The problem: Count the lines below that contain the word "this", and reply with that number alone.
^^^^^^^^
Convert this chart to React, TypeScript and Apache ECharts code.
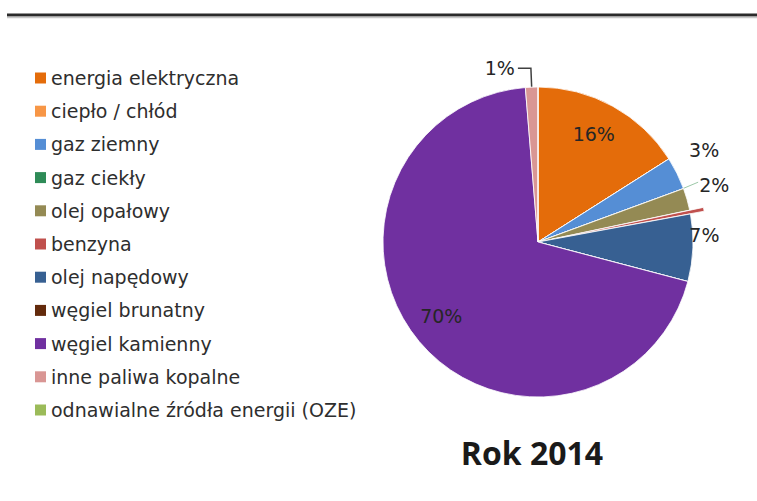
import React, { useEffect, useRef } from "react";
import * as echarts from "echarts";

// ---- data ----
const categories = [
  "energia elektryczna",
  "ciepło / chłód",
  "gaz ziemny",
  "gaz ciekły",
  "olej opałowy",
  "benzyna",
  "olej napędowy",
  "węgiel brunatny",
  "węgiel kamienny",
  "inne paliwa kopalne",
  "odnawialne źródła energii (OZE)",
];
const shares = [16.0, 0, 3.4, 0, 2.3, 0.4, 7.0, 0, 69.6, 1.3, 0];
const colors = [
  "#E46C0A",
  "#F79646",
  "#558ED5",
  "#2E8B57",
  "#948A54",
  "#C0504D",
  "#376092",
  "#632A0C",
  "#7030A0",
  "#D99694",
  "#9BBB59",
];
const titleText = "Rok 2014";

// ---- layout ----
const CX = 538;
const CY = 242;
const R = 155;
const FONT = "DejaVu Sans";

// label offsets (style) keyed by category
const insideAdjust: Record<string, { dx: number; dy: number }> = {
  "energia elektryczna": { dx: 17, dy: -37 },
  "gaz ziemny": { dx: 94, dy: -56 },
  "olej napędowy": { dx: 86, dy: -10 },
  "węgiel kamienny": { dx: -35, dy: 22 },
};

export default function App() {
  const ref = useRef<HTMLDivElement>(null);

  useEffect(() => {
    if (!ref.current) return;
    const chart = echarts.init(ref.current, undefined, { renderer: "svg" });
    const total = shares.reduce((a, b) => a + b, 0);
    const startDeg: number[] = [];
    let acc = 0;
    shares.forEach((v) => {
      startDeg.push((acc / total) * 360);
      acc += v;
    });

    const data = categories.map((name, i) => {
      const v = shares[i];
      const item: any = {
        name,
        value: v,
        itemStyle: { color: colors[i] },
      };
      const showLabel = v >= 1;
      if (!showLabel) {
        item.label = { show: false };
        item.labelLine = { show: false };
      } else if (insideAdjust[name]) {
        item.label = { show: true, position: "inside" };
        item.labelLine = { show: false };
      } else if (name === "inne paliwa kopalne") {
        item.label = {
          show: true,
          position: "outside",
          distanceToLabelLine: 3,
          padding: [0, 0, 12, 0],
        };
        item.labelLine = {
          show: true,
          length: 19,
          length2: 13,
          lineStyle: { color: "#404040", width: 1.5 },
        };
      } else {
        item.label = { show: true, position: "outside" };
        item.labelLine = {
          show: true,
          length: 10,
          length2: 10,
          lineStyle: { color: "#9cc8a8", width: 1 },
        };
      }
      if (name === "benzyna") item.selected = true;
      return item;
    });

    chart.setOption({
      animation: false,
      backgroundColor: "#ffffff",
      legend: {
        orient: "vertical",
        left: 35,
        top: 68,
        padding: 0,
        itemWidth: 11,
        itemHeight: 11,
        itemGap: 13.2,
        icon: "rect",
        selectedMode: false,
        itemStyle: { borderWidth: 0 },
        textStyle: {
          fontFamily: FONT,
          fontSize: 19,
          lineHeight: 20,
          color: "#2e2e2e",
        },
        data: categories,
      },
      graphic: [
        {
          type: "line",
          shape: { x1: 7, y1: 15, x2: 757, y2: 15 },
          style: { stroke: "#2b2b2b", lineWidth: 3 },
        },
        {
          type: "line",
          shape: { x1: 7, y1: 17.5, x2: 757, y2: 17.5 },
          style: { stroke: "#c8c8c8", lineWidth: 1.5 },
        },
        {
          type: "text",
          x: 532,
          y: 452,
          style: {
            text: titleText,
            fontFamily: "Open Sans",
            fontWeight: "bold",
            fontSize: 32,
            fill: "#1a1a1a",
            align: "center",
            verticalAlign: "middle",
          },
        },
      ],
      series: [
        {
          type: "pie",
          center: [CX, CY],
          radius: R,
          startAngle: 90,
          clockwise: true,
          avoidLabelOverlap: false,
          selectedMode: "single",
          selectedOffset: 14,
          emphasis: { disabled: true },
          itemStyle: { borderColor: "#ffffff", borderWidth: 0.8 },
          label: {
            fontFamily: FONT,
            fontSize: 19,
            color: "#262626",
            formatter: (p: any) => Math.round(p.value) + "%",
          },
          labelLayout: (p: any) => {
            const name = categories[p.dataIndex];
            const adj = insideAdjust[name];
            if (adj) return { dx: adj.dx, dy: adj.dy };
            if (name === "olej opałowy") {
              const a = (startDeg[p.dataIndex] * Math.PI) / 180;
              const x0 = CX + R * 0.97 * Math.sin(a);
              const y0 = CY - R * 0.97 * Math.cos(a);
              const x1 = x0 + 19;
              const y1 = y0 - 8;
              return {
                x: x1 + 1,
                y: y1 + 3,
                align: "left",
                verticalAlign: "middle",
                labelLinePoints: [
                  [x0, y0],
                  [x1, y1],
                  [x1, y1],
                ],
              };
            }
            return {};
          },
          data,
        },
      ],
    });

    return () => chart.dispose();
  }, []);

  return (
    <div
      ref={ref}
      style={{ position: "fixed", left: 0, top: 0, width: 757, height: 501 }}
    />
  );
}
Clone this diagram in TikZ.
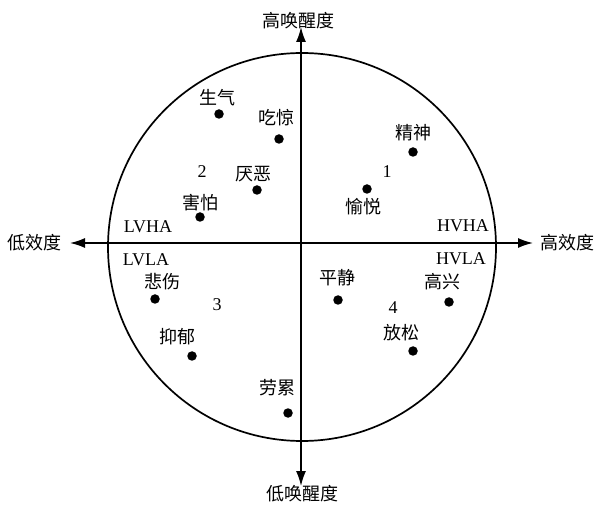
\documentclass[tikz,border=0pt]{standalone}
\usepackage{fontspec}
\setmainfont{Liberation Serif}
\newfontfamily\cjk{Noto Sans CJK SC}
\usetikzlibrary{arrows.meta}
\begin{document}
\begin{tikzpicture}[x=1pt,y=-1pt,
  axis/.style={line width=1.5pt,-{Latex[length=15pt,width=10pt]}},
  emo/.style={font=\cjk\fontsize{18}{20}\selectfont,inner sep=0pt},
  lat/.style={font=\fontsize{18}{20}\selectfont,inner sep=0pt},
  pt/.style={circle,fill=black,inner sep=0pt,minimum size=9.5pt}]
\useasboundingbox (0,0) rectangle (595,505);
\node[draw,circle,line width=1.7pt,minimum size=388pt,inner sep=0pt] (circ) at (302,247) {};
\coordinate (c) at (301,243);
\coordinate (L) at (70,243);
\coordinate (R) at (533,243);
\coordinate (T) at (301,27);
\coordinate (B) at (301,486);
\draw[axis] (c) -- (L);
\draw[axis] (c) -- (R);
\draw[axis] (c) -- (T);
\draw[axis] (c) -- (B);
\node[emo] (xl) at (35,243) {低效度};
\node[emo] (xr) at (567,243) {高效度};
\node[emo] (yt) at (298,21) {高唤醒度};
\node[emo] (yb) at (302,494) {低唤醒度};
\node[lat] (q1) at (387,172) {1};
\node[lat] (q2) at (202,172) {2};
\node[lat] (q3) at (217,305) {3};
\node[lat] (q4) at (393,308) {4};
\node[lat] (lvha) at (148,227) {LVHA};
\node[lat] (lvla) at (146,260) {LVLA};
\node[lat] (hvha) at (463,226) {HVHA};
\node[lat] (hvla) at (461,259) {HVLA};
% quadrant 2
\node[emo] (t1) at (217,98) {生气};   \node[pt] (d1) at (219,114) {};
\node[emo] (t2) at (276,118) {吃惊};  \node[pt] (d2) at (279,139) {};
\node[emo] (t3) at (253,174) {厌恶};  \node[pt] (d3) at (257,190) {};
\node[emo] (t4) at (200,203) {害怕};  \node[pt] (d4) at (200,217) {};
% quadrant 1
\node[emo] (t5) at (413,133) {精神};  \node[pt] (d5) at (413,152) {};
\node[emo] (t6) at (363,207) {愉悦};  \node[pt] (d6) at (367,189) {};
% quadrant 3
\node[emo] (t7) at (162,282) {悲伤};  \node[pt] (d7) at (155,299) {};
\node[emo] (t8) at (177,337) {抑郁};  \node[pt] (d8) at (192,356) {};
\node[emo] (t9) at (277,388) {劳累};  \node[pt] (d9) at (288,413) {};
% quadrant 4
\node[emo] (t10) at (337,278) {平静}; \node[pt] (d10) at (338,300) {};
\node[emo] (t11) at (442,282) {高兴}; \node[pt] (d11) at (449,302) {};
\node[emo] (t12) at (401,333) {放松}; \node[pt] (d12) at (413,351) {};
\end{tikzpicture}
\end{document}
^^^^^^^^
Result: 2